Flanagan received a random case assignment after a grand jury indicted Comey on charges alleging that he threatened Trump by posting a photo on Instagram that featured seashells arranged in an “86 47” pattern in May 2024.
She has presided over thousands of cases throughout her tenure as an Article III judge. The U.S. Senate confirmed her as a federal district court judge in July 2003.
Before this, she served as a federal magistrate judge and worked at the law firm Sonnenschein Nath & Rosenthal in Washington, D.C., before it merged with Dentons, the ABA Journal reports.
In an interview last weekend, acting Attorney General Todd Blanche made it clear that Comey’s indictment was the result of a year-long investigation and had much more to it than his seashells photo posted to Instagram.
“Every case requires an investigation, and what you just showed is one part of that investigation. What you just showed is the Instagram post,” he told Fox News.

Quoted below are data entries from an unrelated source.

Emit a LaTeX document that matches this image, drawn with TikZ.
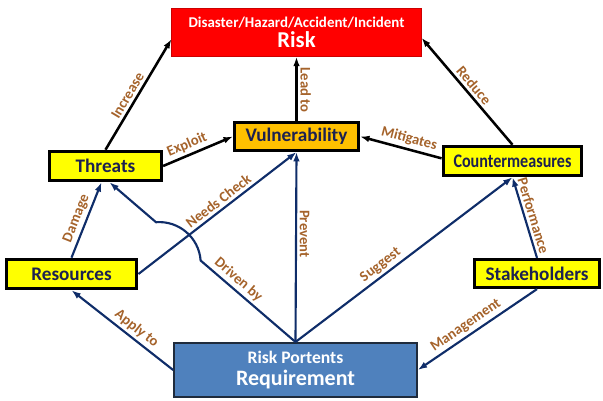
\documentclass[tikz,border=0pt]{standalone}
\usepackage{fontspec}
\setmainfont{Carlito}
\usetikzlibrary{arrows.meta,calc}
\definecolor{riskred}{HTML}{FF0000}
\definecolor{boxyellow}{HTML}{FFFF00}
\definecolor{vulnorange}{HTML}{FFC000}
\definecolor{reqblue}{HTML}{4F81BD}
\definecolor{reqborder}{HTML}{1F2B3C}
\definecolor{nodetext}{HTML}{1C2151}
\definecolor{labbrown}{HTML}{A5632B}
\definecolor{linkblue}{HTML}{0F2D69}
\begin{document}
\begin{tikzpicture}[x=0.75pt,y=-0.75pt,
  box/.style={draw=black,line width=2.4pt,inner sep=0pt,text=nodetext,
    font=\bfseries\fontsize{14.4}{16}\selectfont},
  ybox/.style={box,fill=boxyellow},
  blk/.style={draw=black,line width=1.9pt,-{Latex[length=7pt,width=5pt]}},
  blu/.style={draw=linkblue,line width=1.6pt,-{Latex[length=7pt,width=5pt]}},
  lab/.style={font=\bfseries\fontsize{11}{12}\selectfont,text=labbrown,inner sep=2pt}
]
\useasboundingbox (0,0) rectangle (603,400);

% nodes
\node[draw=red!80!black,fill=riskred,line width=0.6pt,minimum width=187pt,
  minimum height=36pt,inner sep=0pt,text=white,align=center,
  font=\bfseries\fontsize{11.2}{15}\selectfont] (risk) at (296.5,32.5)
  {Disaster/Hazard/Accident/Incident\\ {\fontsize{17}{15}\selectfont Risk}};
\node[box,fill=vulnorange,minimum width=93pt,minimum height=21pt] (vuln) at (296.5,136.5) {Vulnerability};
\node[ybox,minimum width=84pt,minimum height=22pt] (threats) at (105.5,166) {Threats};
\node[ybox,minimum width=104pt,minimum height=22pt] (counter) at (512.5,161)
  {\scalebox{0.84}[1]{Countermeasures}};
\node[ybox,minimum width=98pt,minimum height=22pt] (res) at (71.5,274) {Resources};
\node[ybox,minimum width=94pt,minimum height=21pt] (stake) at (537,273.5) {Stakeholders};
\node[draw=reqborder,fill=reqblue,line width=1.5pt,minimum width=182pt,
  minimum height=40.5pt,inner sep=0pt,text=white,align=center,
  font=\bfseries\fontsize{13.2}{16}\selectfont] (req) at (295.5,370)
  {Risk Portents\\ {\fontsize{16.5}{16}\selectfont Requirement}};

% helper coordinates
\coordinate (riskL) at ([yshift=-5pt]risk.west);
\coordinate (riskR) at ([yshift=-4pt]risk.east);
\coordinate (thrA) at ($(threats.south)+(-4,0)$);
\coordinate (thrB) at ($(threats.south)+(4,0)$);
\coordinate (hopA) at ($(req.north)!0.51!(thrB)$);
\coordinate (hopB) at ($(req.north)!0.75!(thrB)$);

% black connectors
\draw[blk] (threats.north) -- node[lab,sloped,above,pos=0.45]{Increase} (riskL);
\draw[blk] (vuln.north) -- node[lab,rotate=-90,anchor=south,pos=0.48]{Lead to} (risk.south);
\draw[blk] (counter.north) -- node[lab,sloped,above,pos=0.5]{Reduce} (riskR);
\draw[blk] (threats.east) -- node[lab,sloped,above,pos=0.4]{Exploit} (vuln.west);
\draw[blk] ([yshift=2pt]counter.west) -- node[lab,sloped,above,pos=0.43]{Mitigates} (vuln.east);

% blue connectors
\draw[blu] (res.north) -- node[lab,sloped,above,pos=0.47]{Damage} (thrA);
\draw[blu] (res.east) -- node[lab,sloped,above,pos=0.54]{Needs Check} (vuln.south);
\draw[blu] (req.north) -- node[lab,rotate=-90,anchor=south,pos=0.57]{Prevent} (vuln.south);
\draw[blu] (req.north) -- node[lab,sloped,above,pos=0.67]{Driven by} (hopA)
  to[bend right=45] (hopB) -- (thrB);
\draw[blu] (req.north) -- node[lab,sloped,above,pos=0.42]{Suggest} (counter.south);
\draw[blu] (stake.north) -- node[lab,sloped,above,pos=0.49]{Performance} (counter.south);
\draw[blu] (stake.south) -- node[lab,sloped,above,pos=0.55]{Management} (req.east);
\draw[blu] (req.west) -- node[lab,sloped,above,pos=0.42]{Apply to} (res.south);
\end{tikzpicture}
\end{document}
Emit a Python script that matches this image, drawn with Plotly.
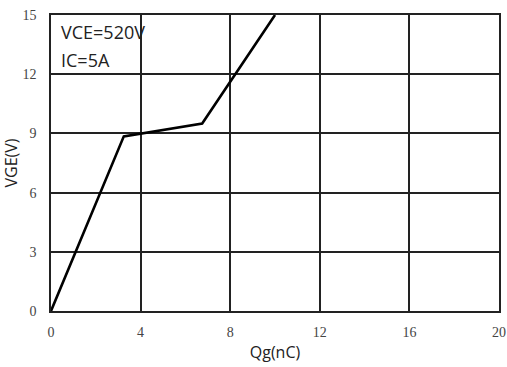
import plotly.graph_objects as go

qg = [0, 3.25, 6.75, 10.0]
vge = [0, 8.85, 9.5, 15.0]
x_ticks = [0, 4, 8, 12, 16, 20]
y_ticks = [0, 3, 6, 9, 12, 15]
notes = ["VCE=520V", "IC=5A"]

fig = go.Figure()
fig.add_trace(go.Scatter(x=qg, y=vge, mode="lines",
                         line=dict(color="black", width=2.6), showlegend=False))

axis_common = dict(showgrid=True, gridcolor="#222", gridwidth=1.6,
                   showline=True, linecolor="#222", linewidth=1.6, mirror=True,
                   zeroline=False, ticks="outside", tickcolor="rgba(0,0,0,0)",
                   automargin=False,
                   tickfont=dict(family="Liberation Serif", size=14, color="#444"))

fig.update_xaxes(range=[0, 20], tickvals=x_ticks, ticklen=7,
                 title=dict(text="Qg(nC)", font=dict(family="Open Sans", size=16, color="#222"), standoff=8),
                 **axis_common)
fig.update_yaxes(range=[0, 15], tickvals=y_ticks, ticklen=10,
                 title=dict(text="VGE(V)", font=dict(family="Open Sans", size=16, color="#222"), standoff=4),
                 **axis_common)

fig.add_annotation(x=0, y=1, xref="x domain", yref="y domain", xanchor="left", yanchor="middle",
                   xshift=8, yshift=-17, text=notes[0], showarrow=False,
                   font=dict(family="Open Sans", size=18, color="#222"))
fig.add_annotation(x=0, y=1, xref="x domain", yref="y domain", xanchor="left", yanchor="middle",
                   xshift=8, yshift=-45, text=notes[1], showarrow=False,
                   font=dict(family="Open Sans", size=18, color="#222"))

fig.update_layout(width=507, height=367, margin=dict(l=51, r=8, t=15, b=56),
                  plot_bgcolor="white", paper_bgcolor="white")

fig.write_html("out.html")
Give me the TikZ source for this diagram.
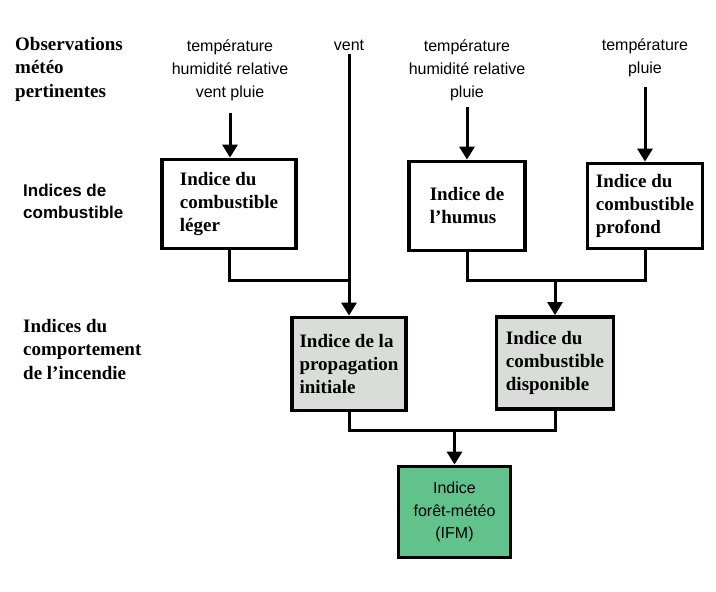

“Rest assured that the career Assistant United States Attorneys in North Carolina, the career FBI agents, the career Secret Service agents that investigated this case didn’t just look at the Instagram post and walk away,” he continued.
“That’s why you saw an indictment last week, notwithstanding the fact that it was last May that the post was made. So I am not permitted to get into details of what the grand jury heard or found, as you know, but rest assured that it’s not just the Instagram post that leads somebody to get indicted,” Blanche added.
Meanwhile, federal prosecutors in the Eastern District of Virginia have revived a dormant investigation into whether Comey illegally leaked classified information to a trusted media cutout, two people familiar with the matter said, creating a third active criminal front against the longtime Trump antagonist.
The case centers on Comey’s decision to hand over sensitive memos documenting his private conversations with then-President Donald Trump to Columbia University Law Professor Daniel Richman, who then fed the material to The New York Times.
The disclosures formed the basis of a May 2017 front-page story that fueled the Russia collusion narrative early in Trump’s first term.
The probe, if it results in charges, would mark the Trump Justice Department’s third indictment of Comey since last fall — on top of a Florida review of a broader conspiracy case and a fresh North Carolina grand-jury indictment returned April 28 for an alleged social-media threat against the president.